The battle of Stresow 5 November (Old Style) or 16 November (New Style) 1715 was Charles XII's last battle and it was also the first time he lost a battle in which he personally led the Swedish army. But in no other battle of the Great Northern War were the participating armies more unequal in strength. Only 2 000 Swedes attacked a fortified camp with 11 500 Danes, Norwegians, Prussians and Saxons inside.

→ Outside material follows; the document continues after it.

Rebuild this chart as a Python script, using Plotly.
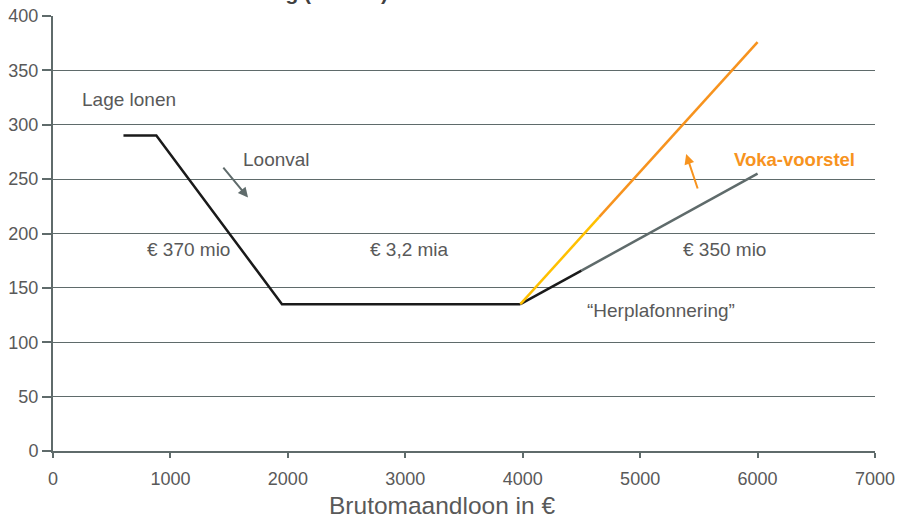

The battle was a consequence of the siege of Stralsund which the Anti-Swedish coalition had begun in 1715 with the intent of depriving Sweden of its last overseas bridgeheads. Stralsund could however be supplied from the island of Rügen and therefore the Anti-Swedish coalition assembled an expedition force consisting of 11 000 men infantry and 3 500 men cavalry which would land and conquer the island. The transport fleet sailed from Greifswald 1 November (OS) and threatened to land at Palmer Ort. Charles XII was however waiting for them there and he had over 4 000 men on Rügen. The fleet chose instead to sail to Stresow which was only defended by 20 dragoons and on 4 November (OS) they landed all their infantry and a small portion of the cavalry before Charles XII arrived on the evening. In order to prevent Rügen to fall to the enemies Charles XII chose to attack the fortified camp at 3 o'clock in the night, hoping to duplicate his achievement at Narva 15 years earlier. This was, with only two battalions against the enemies' 14, a very difficult task and even though only three Danish-Norwegian battalions were directly affected by the battle the Swedes failed two times to break through the enemies' front. During the last attempt Charles XII was shot in the chest and the Swedes aborted the battle. Coalition cavalry (Saxons and Prussians) were sent out to fight the Swedes but the Swedish cavalry was twice as large and performed well so a pursuit of the retreating Swedish army was out of the question. This was however not necessary since Rügen fell to the Coalition the following days without any significant resistance from the Swedish army who via Alte Fähr pulled back to Stralsund, which in its turn surrendered to the Coalition army on 22 December.

The size of the Swedish battle losses varies in different (non-Swedish) sources. One of them report that over 100 men were killed and 300 were taken as prisoners or deserted. Another account says that between 400 and 500 Swedes were killed and a third source says that as many as 600 men died. The losses on the Coalition side were for the infantry (Danes and Norwegians) 89 killed and injured. The Saxon and Prussian cavalry suffered 34 respectively 49 casualties.